• [Provided data]
** Start **
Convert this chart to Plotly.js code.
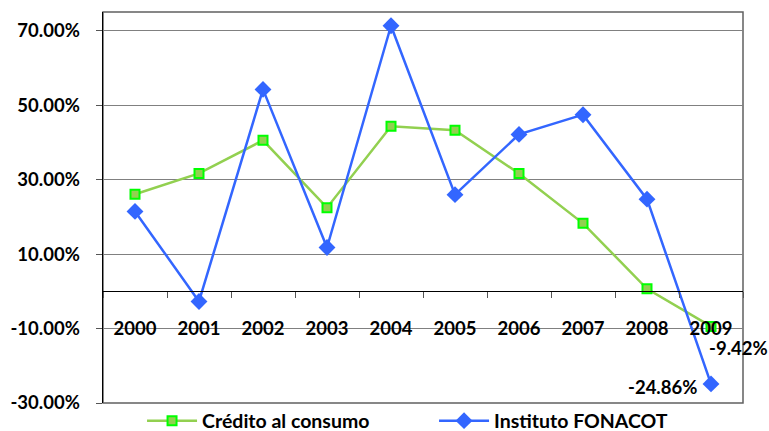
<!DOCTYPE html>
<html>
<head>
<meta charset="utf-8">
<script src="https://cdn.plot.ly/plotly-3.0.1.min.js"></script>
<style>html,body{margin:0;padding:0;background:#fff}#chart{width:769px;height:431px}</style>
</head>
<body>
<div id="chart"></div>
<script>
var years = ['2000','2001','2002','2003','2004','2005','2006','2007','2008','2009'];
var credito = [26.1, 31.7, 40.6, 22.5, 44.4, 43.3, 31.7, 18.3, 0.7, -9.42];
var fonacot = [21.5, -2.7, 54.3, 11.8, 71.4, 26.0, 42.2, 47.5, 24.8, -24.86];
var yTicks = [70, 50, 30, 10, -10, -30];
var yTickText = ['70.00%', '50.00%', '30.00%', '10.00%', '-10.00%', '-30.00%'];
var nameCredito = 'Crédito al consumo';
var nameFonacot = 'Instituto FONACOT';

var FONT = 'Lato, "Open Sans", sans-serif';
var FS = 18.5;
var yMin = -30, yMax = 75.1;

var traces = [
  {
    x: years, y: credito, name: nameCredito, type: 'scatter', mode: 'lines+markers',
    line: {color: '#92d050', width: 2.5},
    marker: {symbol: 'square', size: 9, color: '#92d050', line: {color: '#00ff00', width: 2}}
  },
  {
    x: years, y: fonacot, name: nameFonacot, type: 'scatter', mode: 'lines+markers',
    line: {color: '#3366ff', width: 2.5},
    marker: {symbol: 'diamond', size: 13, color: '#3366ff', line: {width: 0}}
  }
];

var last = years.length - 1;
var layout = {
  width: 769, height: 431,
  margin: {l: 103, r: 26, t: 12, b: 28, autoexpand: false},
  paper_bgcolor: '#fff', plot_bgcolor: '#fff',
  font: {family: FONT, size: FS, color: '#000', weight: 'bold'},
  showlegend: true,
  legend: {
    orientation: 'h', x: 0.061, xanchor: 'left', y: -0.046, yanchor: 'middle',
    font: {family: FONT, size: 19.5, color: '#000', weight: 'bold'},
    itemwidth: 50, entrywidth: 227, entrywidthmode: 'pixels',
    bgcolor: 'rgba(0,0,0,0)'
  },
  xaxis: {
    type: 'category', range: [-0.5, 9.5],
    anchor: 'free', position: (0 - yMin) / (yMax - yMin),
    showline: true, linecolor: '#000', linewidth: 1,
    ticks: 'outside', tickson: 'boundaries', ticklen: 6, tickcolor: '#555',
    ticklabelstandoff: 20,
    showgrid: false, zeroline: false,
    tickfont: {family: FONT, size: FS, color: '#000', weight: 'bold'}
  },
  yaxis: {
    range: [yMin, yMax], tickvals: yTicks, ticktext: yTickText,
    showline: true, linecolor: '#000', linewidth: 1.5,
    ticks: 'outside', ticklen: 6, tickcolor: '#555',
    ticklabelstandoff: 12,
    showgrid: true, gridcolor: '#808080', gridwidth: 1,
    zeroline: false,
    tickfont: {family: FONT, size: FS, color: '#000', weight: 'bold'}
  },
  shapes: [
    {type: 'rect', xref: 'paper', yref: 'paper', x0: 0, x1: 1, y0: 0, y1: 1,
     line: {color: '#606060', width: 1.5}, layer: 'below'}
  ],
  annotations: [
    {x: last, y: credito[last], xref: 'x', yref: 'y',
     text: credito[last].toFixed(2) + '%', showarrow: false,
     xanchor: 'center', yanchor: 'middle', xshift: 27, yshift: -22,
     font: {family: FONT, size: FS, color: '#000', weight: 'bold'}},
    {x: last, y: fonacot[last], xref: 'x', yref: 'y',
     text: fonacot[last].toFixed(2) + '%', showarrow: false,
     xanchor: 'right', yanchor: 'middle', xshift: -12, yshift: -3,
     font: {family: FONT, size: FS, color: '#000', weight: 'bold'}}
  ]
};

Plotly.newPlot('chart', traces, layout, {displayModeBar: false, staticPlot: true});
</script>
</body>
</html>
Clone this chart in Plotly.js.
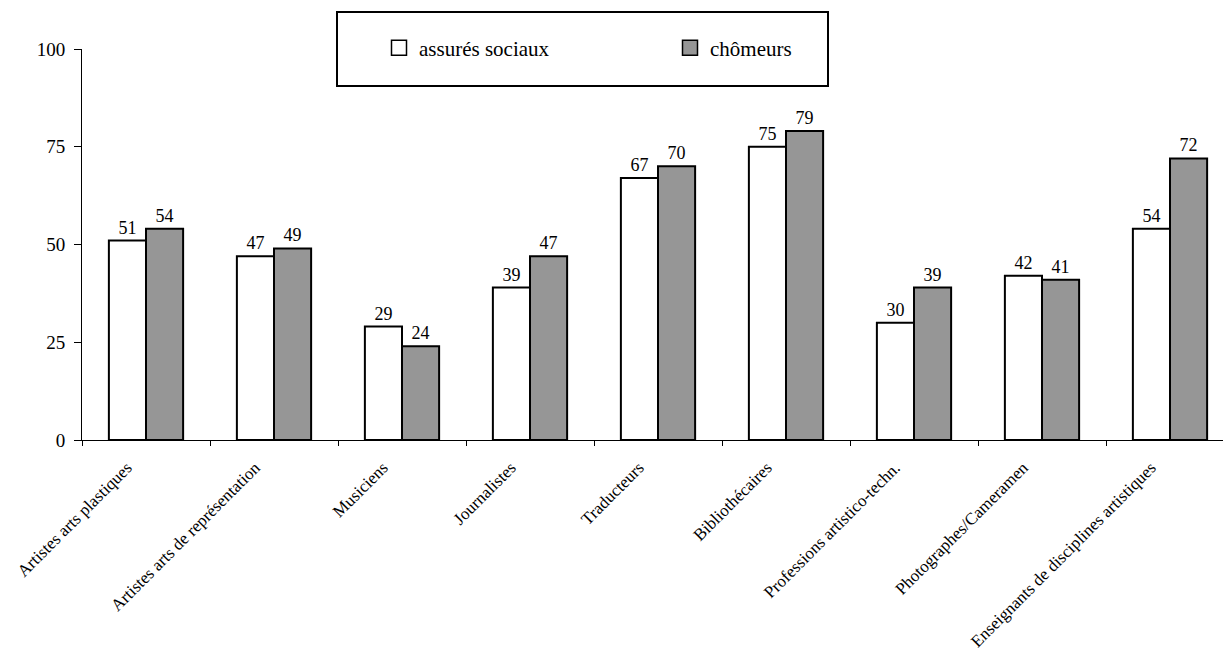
** End **
• [Goal of the exercise] Give the data above again in full and unchanged, skipping the pictures.

• [Complete output]
Convert this chart to Plotly.js code.
<!DOCTYPE html>
<html>
<head>
<meta charset="utf-8">
<script src="https://cdn.plot.ly/plotly-3.0.1.min.js"></script>
<style>html,body{margin:0;padding:0;background:#fff}#chart{width:769px;height:431px}</style>
</head>
<body>
<div id="chart"></div>
<script>
var years = ['2000','2001','2002','2003','2004','2005','2006','2007','2008','2009'];
var credito = [26.1, 31.7, 40.6, 22.5, 44.4, 43.3, 31.7, 18.3, 0.7, -9.42];
var fonacot = [21.5, -2.7, 54.3, 11.8, 71.4, 26.0, 42.2, 47.5, 24.8, -24.86];
var yTicks = [70, 50, 30, 10, -10, -30];
var yTickText = ['70.00%', '50.00%', '30.00%', '10.00%', '-10.00%', '-30.00%'];
var nameCredito = 'Crédito al consumo';
var nameFonacot = 'Instituto FONACOT';

var FONT = 'Lato, "Open Sans", sans-serif';
var FS = 18.5;
var yMin = -30, yMax = 75.1;

var traces = [
  {
    x: years, y: credito, name: nameCredito, type: 'scatter', mode: 'lines+markers',
    line: {color: '#92d050', width: 2.5},
    marker: {symbol: 'square', size: 9, color: '#92d050', line: {color: '#00ff00', width: 2}}
  },
  {
    x: years, y: fonacot, name: nameFonacot, type: 'scatter', mode: 'lines+markers',
    line: {color: '#3366ff', width: 2.5},
    marker: {symbol: 'diamond', size: 13, color: '#3366ff', line: {width: 0}}
  }
];

var last = years.length - 1;
var layout = {
  width: 769, height: 431,
  margin: {l: 103, r: 26, t: 12, b: 28, autoexpand: false},
  paper_bgcolor: '#fff', plot_bgcolor: '#fff',
  font: {family: FONT, size: FS, color: '#000', weight: 'bold'},
  showlegend: true,
  legend: {
    orientation: 'h', x: 0.061, xanchor: 'left', y: -0.046, yanchor: 'middle',
    font: {family: FONT, size: 19.5, color: '#000', weight: 'bold'},
    itemwidth: 50, entrywidth: 227, entrywidthmode: 'pixels',
    bgcolor: 'rgba(0,0,0,0)'
  },
  xaxis: {
    type: 'category', range: [-0.5, 9.5],
    anchor: 'free', position: (0 - yMin) / (yMax - yMin),
    showline: true, linecolor: '#000', linewidth: 1,
    ticks: 'outside', tickson: 'boundaries', ticklen: 6, tickcolor: '#555',
    ticklabelstandoff: 20,
    showgrid: false, zeroline: false,
    tickfont: {family: FONT, size: FS, color: '#000', weight: 'bold'}
  },
  yaxis: {
    range: [yMin, yMax], tickvals: yTicks, ticktext: yTickText,
    showline: true, linecolor: '#000', linewidth: 1.5,
    ticks: 'outside', ticklen: 6, tickcolor: '#555',
    ticklabelstandoff: 12,
    showgrid: true, gridcolor: '#808080', gridwidth: 1,
    zeroline: false,
    tickfont: {family: FONT, size: FS, color: '#000', weight: 'bold'}
  },
  shapes: [
    {type: 'rect', xref: 'paper', yref: 'paper', x0: 0, x1: 1, y0: 0, y1: 1,
     line: {color: '#606060', width: 1.5}, layer: 'below'}
  ],
  annotations: [
    {x: last, y: credito[last], xref: 'x', yref: 'y',
     text: credito[last].toFixed(2) + '%', showarrow: false,
     xanchor: 'center', yanchor: 'middle', xshift: 27, yshift: -22,
     font: {family: FONT, size: FS, color: '#000', weight: 'bold'}},
    {x: last, y: fonacot[last], xref: 'x', yref: 'y',
     text: fonacot[last].toFixed(2) + '%', showarrow: false,
     xanchor: 'right', yanchor: 'middle', xshift: -12, yshift: -3,
     font: {family: FONT, size: FS, color: '#000', weight: 'bold'}}
  ]
};

Plotly.newPlot('chart', traces, layout, {displayModeBar: false, staticPlot: true});
</script>
</body>
</html>
Clone this chart in Plotly.js.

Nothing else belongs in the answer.